Device makers are so embattled right now that they are taking this same bunker mentality and applying it to their strategy for tackling the Internet of Things (IoT). A recent Gartner report states that the number of organisations adopting the IoT will grow 50 percent in 2016, reaching 43 percent of organisations overall. But the primary justification for doing so is focused on maintaining the bunker – improving efficiencies, cost savings and enhanced asset utilisation (52 percent of total); versus the externally facing IoT benefits of enhancing customer experience or increasing revenue (40 percent).
Device makers are thinking small – and in doing so, they may find that the grand promises of the IoT – the proverbial pot of gold at the end of the rainbow – never materialises. That’s because the IoT is all about enabling a transformational shift in business models that will enable device makers to massively increase innovation, revenue streams and profits – but only if they think big, and plan accordingly.

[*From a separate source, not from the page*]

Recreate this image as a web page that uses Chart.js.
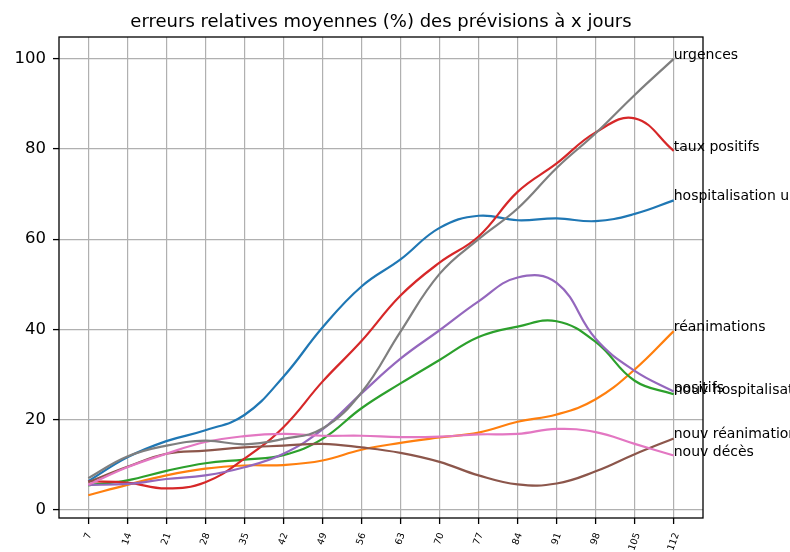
<!DOCTYPE html>
<html>
<head>
<meta charset="utf-8">
<script src="https://cdn.jsdelivr.net/npm/chart.js@4/dist/chart.umd.min.js"></script>
<style>
  body { margin: 0; background: #fff; }
</style>
</head>
<body>
<canvas id="chart" width="790" height="552"></canvas>
<script>
// horizon de prévision (jours) = ticks de l'axe x
const days = [7, 14, 21, 28, 35, 42, 49, 56, 63, 70, 77, 84, 91, 98, 105, 112];
const yTicks = [0, 20, 40, 60, 80, 100];

// erreurs relatives moyennes (%) par indicateur
const hospUrgences = [6.3, 11.6, 15.2, 17.6, 21, 29.5, 40.4, 49.5, 55.5, 62.5, 65.2, 64.2, 64.6, 64, 65.6, 68.6];
const reanimations = [3.2, 5.5, 7.6, 9.1, 9.8, 9.9, 10.9, 13.3, 14.8, 16, 17.1, 19.5, 21.1, 24.5, 31.1, 39.6];
const nouvHosp = [5.4, 6.5, 8.6, 10.3, 11.1, 12.1, 15.7, 22.5, 28, 33.2, 38.3, 40.6, 41.8, 37.2, 28.6, 25.6];
const tauxPositifs = [6.3, 6, 4.7, 6.1, 11.3, 18.3, 28.4, 37.4, 47.5, 54.8, 60.6, 70.5, 76.8, 83.7, 86.8, 79.6];
const positifs = [5.5, 5.7, 6.8, 7.6, 9.4, 12.4, 17.8, 25.8, 33.5, 39.8, 46.2, 51.5, 50.3, 37.9, 30.8, 26.2];
const nouvRea = [6.1, 9.5, 12.4, 13.1, 13.8, 14.2, 14.6, 13.8, 12.6, 10.6, 7.6, 5.6, 5.8, 8.5, 12.3, 15.8];
const nouvDeces = [5.5, 9.4, 12.4, 15, 16.3, 16.8, 16.4, 16.4, 16.1, 16.2, 16.7, 16.8, 17.9, 17.2, 14.6, 12];
const urgences = [7, 11.8, 14.2, 15.3, 14.5, 15.7, 18, 26, 39.5, 52.3, 60, 66.8, 75.8, 83.5, 92, 100];

const names = ['hospitalisation urgences', 'réanimations', 'nouv hospitalisations', 'taux positifs',
  'positifs', 'nouv réanimations', 'nouv décès', 'urgences'];
const series = [hospUrgences, reanimations, nouvHosp, tauxPositifs, positifs, nouvRea, nouvDeces, urgences];
const colors = ['#1f77b4', '#ff7f0e', '#2ca02c', '#d62728', '#9467bd', '#8c564b', '#e377c2', '#7f7f7f'];

const FONT = 'DejaVu Sans';

// fond blanc, titre, cadre, ticks x tournés et noms des courbes
const decorations = {
  id: 'decorations',
  beforeDraw(chart) {
    const ctx = chart.ctx;
    ctx.save();
    ctx.fillStyle = '#fff';
    ctx.fillRect(0, 0, chart.width, chart.height);
    ctx.restore();
  },
  afterDatasetsDraw(chart) {
    const ctx = chart.ctx;
    const xs = chart.scales.x, ys = chart.scales.y;
    ctx.save();
    ctx.fillStyle = '#000';
    ctx.font = '14px "' + FONT + '"';
    ctx.textAlign = 'left';
    ctx.textBaseline = 'alphabetic';
    series.forEach((vals, i) => {
      const last = vals.length - 1;
      ctx.fillText(names[i], xs.getPixelForValue(days[last]), ys.getPixelForValue(vals[last]));
    });
    ctx.restore();
  },
  afterDraw(chart) {
    const ctx = chart.ctx;
    const a = chart.chartArea;
    const xs = chart.scales.x;
    ctx.save();
    // cadre
    ctx.strokeStyle = '#000';
    ctx.lineWidth = 1.3;
    ctx.strokeRect(a.left, a.top, a.right - a.left, a.bottom - a.top);
    // titre
    ctx.fillStyle = '#000';
    ctx.font = '18px "' + FONT + '"';
    ctx.textAlign = 'center';
    ctx.textBaseline = 'alphabetic';
    ctx.fillText('erreurs relatives moyennes (%) des prévisions à x jours', (a.left + a.right) / 2, 27);
    // labels x tournés de 70°
    const ang = 70 * Math.PI / 180;
    const fs = 9.5;
    ctx.font = fs + 'px "' + FONT + '"';
    ctx.textBaseline = 'middle';
    days.forEach(d => {
      const txt = String(d);
      const w = ctx.measureText(txt).width;
      const h = fs * 0.73;
      const H = w * Math.sin(ang) + h * Math.cos(ang);
      ctx.save();
      ctx.translate(xs.getPixelForValue(d), a.bottom + 14 + H / 2);
      ctx.rotate(-ang);
      ctx.fillText(txt, 0, 0);
      ctx.restore();
    });
    ctx.restore();
  }
};

const gridOpts = {
  color: '#b0b0b0',
  lineWidth: 1.2,
  tickLength: 6,
  tickColor: '#000',
  tickWidth: 1.3
};

new Chart(document.getElementById('chart'), {
  type: 'line',
  data: {
    datasets: series.map((vals, i) => ({
      label: names[i],
      data: vals.map((v, j) => ({ x: days[j], y: v })),
      borderColor: colors[i],
      backgroundColor: colors[i],
      borderWidth: 2.2,
      pointRadius: 0,
      tension: 0.42,
      fill: false,
      order: series.length - i
    }))
  },
  options: {
    responsive: false,
    animation: false,
    devicePixelRatio: 1,
    layout: { padding: { top: 37, right: 87, left: 0, bottom: 0 } },
    plugins: {
      legend: { display: false },
      tooltip: { enabled: false }
    },
    scales: {
      x: {
        type: 'linear',
        min: 1.75,
        max: 117.25,
        afterBuildTicks: s => { s.ticks = days.map(v => ({ value: v })); },
        afterFit: s => { s.height = 34; },
        ticks: { display: false },
        grid: gridOpts,
        border: { display: false }
      },
      y: {
        type: 'linear',
        min: -1.85,
        max: 104.85,
        afterBuildTicks: s => { s.ticks = yTicks.map(v => ({ value: v })); },
        afterFit: s => { s.width = 59; },
        ticks: { color: '#000', font: { family: FONT, size: 16.5 }, padding: 7 },
        grid: gridOpts,
        border: { display: false }
      }
    }
  },
  plugins: [decorations]
});
</script>
</body>
</html>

Don’t get me wrong – cutting costs, improving efficiencies and streamlining operations is essential to any business. That’s how you stay lean, agile and competitive. But that’s not how you dominate your industry and leave your competitors behind in your wake.
Let’s take a look at one undisputed leader in the IoT space – Tesla. Selling into a crowded conventional, hybrid and electric automobile marketplace, Tesla arguably sells one of the most expensive automobiles in its class – and people are lining up to buy one. How is Tesla accomplishing this feat? Not by being the best cost-cutter. But by embracing the innovation side of the IoT – building their business model around the IoT "magic formula" and aggressively monetising their innovations.
The "magic" formula for profiting from the IoT is simple: Hardware Platform + Apps + Service. This is delivered through a combination of:
– Internet-connected hardware platform
– Software applications that control features, functionality and data generated by the device, as well as services delivery; and
– Software licensing and entitlement management, which controls and manages the features, functions, data and services a customer has paid for and can access.
This model creates tremendous opportunities for innovation – turning the device into a services platform upon which myriad products and services can be sold. It also creates tremendous new revenue streams (and profits) that would have been previously impossible.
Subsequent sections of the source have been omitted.